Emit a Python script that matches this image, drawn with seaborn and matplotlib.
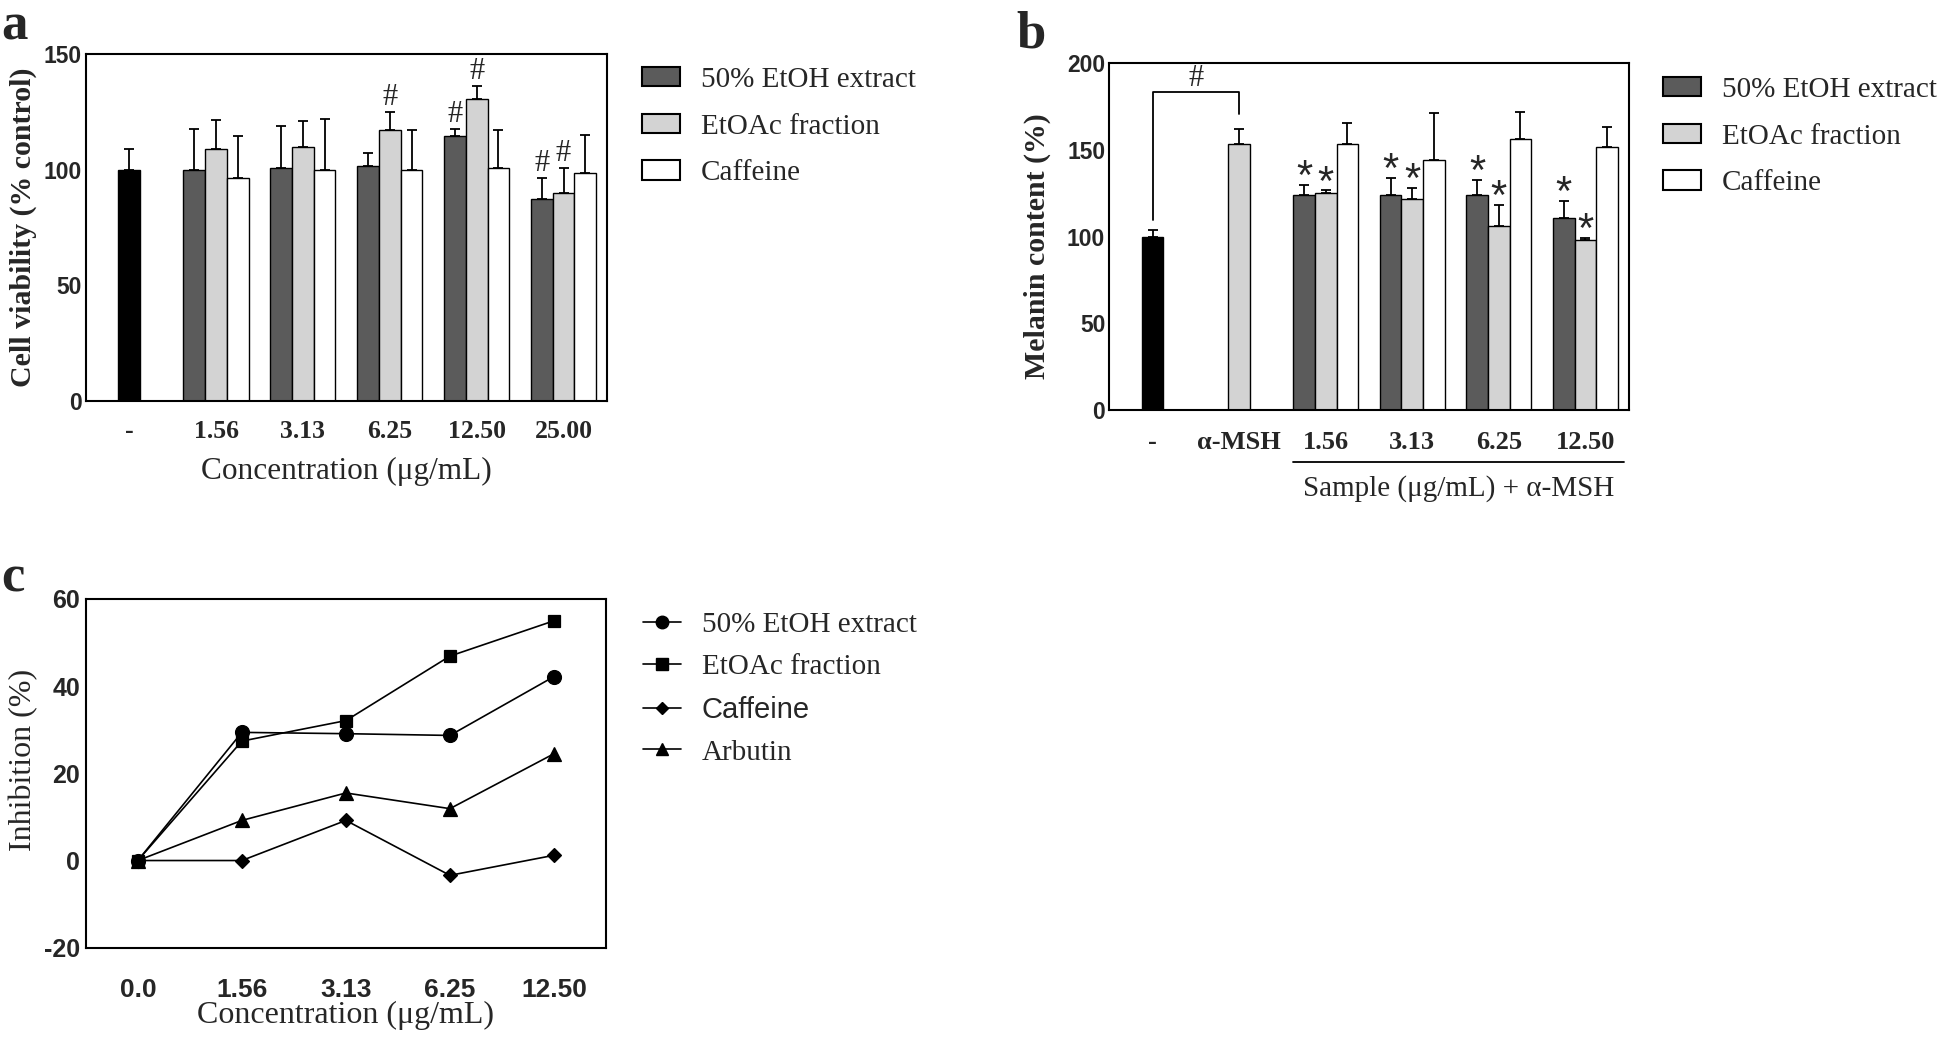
import numpy as np
import pandas as pd
import matplotlib
matplotlib.use("Agg")
import matplotlib.pyplot as plt
from matplotlib.patches import Patch
from matplotlib.lines import Line2D
import seaborn as sns

SERIES = ["50% EtOH extract", "EtOAc fraction", "Caffeine"]
BAR_COLORS = ["#5b5b5b", "#d3d3d3", "#ffffff"]

# (a) cell viability
conc_a = ["-", "1.56", "3.13", "6.25", "12.50", "25.00"]
control_a, control_a_err = 100.0, 8.9
etoh_a = [100.0, 100.6, 101.7, 114.6, 87.2]
etoac_a = [108.9, 109.8, 117.3, 130.6, 89.7]
caff_a = [96.3, 100.0, 100.0, 100.6, 98.6]
etoh_a_err = [17.4, 18.3, 5.6, 3.0, 9.3]
etoac_a_err = [12.4, 11.1, 7.8, 5.7, 11.2]
caff_a_err = [18.1, 21.8, 17.2, 16.7, 16.4]
hash_a = [("6.25", 1), ("12.50", 0), ("12.50", 1), ("25.00", 0), ("25.00", 1)]

# (b) melanin content
conc_b = ["-", "α-MSH", "1.56", "3.13", "6.25", "12.50"]
control_b, control_b_err = 100.0, 3.8
msh_b, msh_b_err = 153.3, 9.0
etoh_b = [123.8, 123.8, 124.0, 111.0]
etoac_b = [125.2, 121.5, 106.2, 97.9]
caff_b = [153.3, 144.0, 156.5, 151.9]
etoh_b_err = [6.2, 10.2, 8.7, 9.8]
etoac_b_err = [1.5, 6.4, 12.1, 1.3]
caff_b_err = [12.5, 27.2, 15.2, 11.6]
star_b = [(c, s) for c in ["1.56", "3.13", "6.25", "12.50"] for s in (0, 1)]

# (c) inhibition
conc_c = ["0.0", "1.56", "3.13", "6.25", "12.50"]
LINE_SERIES = ["50% EtOH extract", "EtOAc fraction", "Caffeine", "Arbutin"]
LINE_MARKERS = ["o", "s", "D", "^"]
LINE_SIZES = [10, 9, 7, 10]
etoh_c = [0.0, 29.4, 29.1, 28.7, 42.2]
etoac_c = [0.0, 27.4, 32.1, 46.9, 55.0]
caff_c = [0.0, 0.0, 9.2, -3.4, 1.2]
arb_c = [0.0, 9.2, 15.5, 11.9, 24.5]

W, H = 1946, 1038
SERIF = "Liberation Serif"
SANS = "Liberation Sans"


def long_frame(cats, values):
    rows = []
    for name, vals in values.items():
        for c, v in zip(cats, vals):
            rows.append({"conc": c, "series": name, "value": v})
    return pd.DataFrame(rows)


def px_axes(fig, left, top, right, bottom):
    return fig.add_axes([left / W, 1 - bottom / H, (right - left) / W, (bottom - top) / H])


def style_box(ax):
    for sp in ax.spines.values():
        sp.set_visible(True)
        sp.set_color("black")
        sp.set_linewidth(1.5)


def bar_panel(ax, cats, df, control, control_err, errs):
    sns.barplot(data=df, x="conc", y="value", hue="series", order=cats,
                hue_order=SERIES, palette=BAR_COLORS, width=0.75, saturation=1,
                edgecolor="black", linewidth=1.0, errorbar=None, legend=False, ax=ax)
    sns.barplot(x=["-"], y=[control], order=cats, color="black", width=0.25,
                saturation=1, edgecolor="black", linewidth=1.0, errorbar=None, ax=ax)
    xs, ys, es = [cats.index("-")], [control], [control_err]
    for _, r in df.iterrows():
        xs.append(cats.index(r["conc"]) + (SERIES.index(r["series"]) - 1) * 0.25)
        ys.append(r["value"])
        es.append(errs[(r["conc"], r["series"])])
    ax.errorbar(xs, ys, yerr=[np.zeros(len(es)), es], fmt="none", ecolor="black",
                elinewidth=1.3, capsize=3.5, capthick=1.3, zorder=3)
    ax.set_xlim(-0.5, len(cats) - 0.5)
    ax.set_xlabel("")
    ax.set_ylabel("")
    return {(c, s): (x, y + e) for (c, s), x, y, e in
            zip([("-", "-")] + list(zip(df["conc"], df["series"])), xs, ys, es)}


sns.set_style("white")
plt.rcParams["font.family"] = [SERIF, "DejaVu Sans"]

fig = plt.figure(figsize=(W / 100, H / 100), dpi=100)

# ---------------- panel a ----------------
ax_a = px_axes(fig, 85.7, 54, 607, 401)
df_a = long_frame(conc_a[1:], dict(zip(SERIES, [etoh_a, etoac_a, caff_a])))
err_a = {}
for s, e in zip(SERIES, [etoh_a_err, etoac_a_err, caff_a_err]):
    for c, v in zip(conc_a[1:], e):
        err_a[(c, s)] = v
tops_a = bar_panel(ax_a, conc_a, df_a, control_a, control_a_err, err_a)
ax_a.set_ylim(0, 150)
ax_a.set_yticks([0, 50, 100, 150], labels=["0", "50", "100", "150"],
                fontfamily=SANS, fontweight="bold", fontsize=16.5)
ax_a.set_xticks(range(len(conc_a)), labels=conc_a, fontfamily=SERIF,
                fontweight="bold", fontsize=18.5)
ax_a.tick_params(axis="x", length=0, pad=14)
ax_a.tick_params(axis="y", direction="in", length=5, width=1.3, pad=3)
for c, s in hash_a:
    x, y = tops_a[(c, SERIES[s])]
    ax_a.annotate("#", (x, y), xytext=(0, 5), textcoords="offset points",
                  ha="center", va="baseline", fontsize=22, fontfamily=SERIF)
ax_a.set_xlabel("Concentration (μg/mL)", fontsize=22.5, fontfamily=SERIF)
ax_a.xaxis.set_label_coords(0.5, -(457 - 401) / 347)
ax_a.set_ylabel("Cell viability (% control)", fontsize=21.5, fontweight="bold")
ax_a.yaxis.set_label_coords((37 - 85.7) / 521.3, 0.5)
style_box(ax_a)

# ---------------- panel b ----------------
ax_b = px_axes(fig, 1109.4, 63.3, 1628.6, 410)
df_b = long_frame(conc_b[2:], dict(zip(SERIES, [etoh_b, etoac_b, caff_b])))
df_b = pd.concat([pd.DataFrame([{"conc": "α-MSH", "series": SERIES[1], "value": msh_b}]), df_b],
                 ignore_index=True)
err_b = {("α-MSH", SERIES[1]): msh_b_err}
for s, e in zip(SERIES, [etoh_b_err, etoac_b_err, caff_b_err]):
    for c, v in zip(conc_b[2:], e):
        err_b[(c, s)] = v
tops_b = bar_panel(ax_b, conc_b, df_b, control_b, control_b_err, err_b)
ax_b.set_ylim(0, 200)
ax_b.set_yticks([0, 50, 100, 150, 200], labels=["0", "50", "100", "150", "200"],
                fontfamily=SANS, fontweight="bold", fontsize=16.5)
ax_b.set_xticks(range(len(conc_b)), labels=conc_b, fontfamily=SERIF,
                fontweight="bold", fontsize=19)
ax_b.tick_params(axis="x", length=0, pad=15)
ax_b.tick_params(axis="y", direction="in", length=5, width=1.3, pad=3)
for c, s in star_b:
    x, y = tops_b[(c, SERIES[s])]
    ax_b.annotate("*", (x, y), xytext=(0, -3), textcoords="offset points",
                  ha="center", va="baseline", fontsize=30, fontfamily=SANS)
# bracket between control and alpha-MSH
ax_b.plot([0, 0, 1, 1], [109.6, 183.5, 183.5, 170.6], color="black", lw=1.3)
ax_b.text(0.5, 191.5, "#", ha="center", va="center", fontsize=22)
trans = ax_b.get_xaxis_transform()
ax_b.plot([1.625, 5.45], [-(461.7 - 410) / 346.7] * 2, color="black", lw=1.3,
          transform=trans, clip_on=False)
ax_b.text(3.54, -(489 - 410) / 346.7, "Sample (μg/mL) + α-MSH", transform=trans,
          ha="center", va="center", fontsize=21)
ax_b.set_ylabel("Melanin content (%)", fontsize=21.5, fontweight="bold")
ax_b.yaxis.set_label_coords((1051 - 1109.4) / 519.2, 0.473)
style_box(ax_b)

# ---------------- panel c ----------------
ax_c = px_axes(fig, 85.8, 599, 606, 947.7)
df_c = long_frame(conc_c, dict(zip(LINE_SERIES, [etoh_c, etoac_c, caff_c, arb_c])))
for i in [0, 2, 3, 1]:
    sub = df_c[df_c["series"] == LINE_SERIES[i]]
    sns.pointplot(data=sub, x="conc", y="value", order=conc_c, color="black",
                  marker=LINE_MARKERS[i], markersize=LINE_SIZES[i], linewidth=1.2,
                  errorbar=None, ax=ax_c)
ax_c.set_xlim(-0.5, 4.5)
ax_c.set_ylim(-20, 60)
ax_c.set_yticks([-20, 0, 20, 40, 60], labels=["-20", "0", "20", "40", "60"],
                fontfamily=SANS, fontweight="bold", fontsize=18)
ax_c.set_xticks(range(len(conc_c)), labels=conc_c, fontfamily=SANS,
                fontweight="bold", fontsize=19)
ax_c.tick_params(axis="x", direction="in", length=7, width=1.3, pad=22)
ax_c.tick_params(axis="y", direction="in", length=7, width=1.3, pad=4)
ax_c.set_xlabel("Concentration (μg/mL)", fontsize=23)
ax_c.xaxis.set_label_coords(0.5, -(1001 - 947.7) / 348.7)
ax_c.set_ylabel("Inhibition (%)", fontsize=23)
ax_c.yaxis.set_label_coords((38 - 85.8) / 520.2, 0.538)
style_box(ax_c)

# ---------------- legends ----------------
bar_handles = [Patch(facecolor=c, edgecolor="black", linewidth=1.5) for c in BAR_COLORS]
for x0, y0 in [(642, 67), (1662.7, 77)]:
    fig.legend(bar_handles, SERIES, loc="upper left", bbox_to_anchor=(x0 / W, 1 - y0 / H),
               frameon=False, fontsize=21, handlelength=1.3, handleheight=0.65,
               handletextpad=0.72, labelspacing=0.71, borderpad=0, borderaxespad=0)

line_handles = [Line2D([], [], color="black", lw=1.2, marker=m, markersize=s * 0.9)
                for m, s in zip(LINE_MARKERS, LINE_SIZES)]
leg_c = fig.legend(line_handles, LINE_SERIES, loc="upper left",
                   bbox_to_anchor=(643 / W, 1 - 612 / H), frameon=False, fontsize=21,
                   handlelength=1.3, handletextpad=0.72, labelspacing=0.53,
                   borderpad=0, borderaxespad=0)
leg_c.get_texts()[2].set_fontfamily(SANS)

# ---------------- panel letters ----------------
for letter, x, y in [("a", 1, 40), ("b", 1016, 47), ("c", 1, 592)]:
    fig.text(x / W, 1 - y / H, letter, fontsize=38, fontweight="bold",
             ha="left", va="baseline")

fig.savefig("out.png", dpi=100)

..........

From the first line above through the line containing "import seaborn as sns", copy everything exactly, without the pictures.

Response
Emit a Python script that matches this image, drawn with seaborn and matplotlib.
import numpy as np
import pandas as pd
import matplotlib
matplotlib.use("Agg")
import matplotlib.pyplot as plt
from matplotlib.patches import Patch
from matplotlib.lines import Line2D
import seaborn as sns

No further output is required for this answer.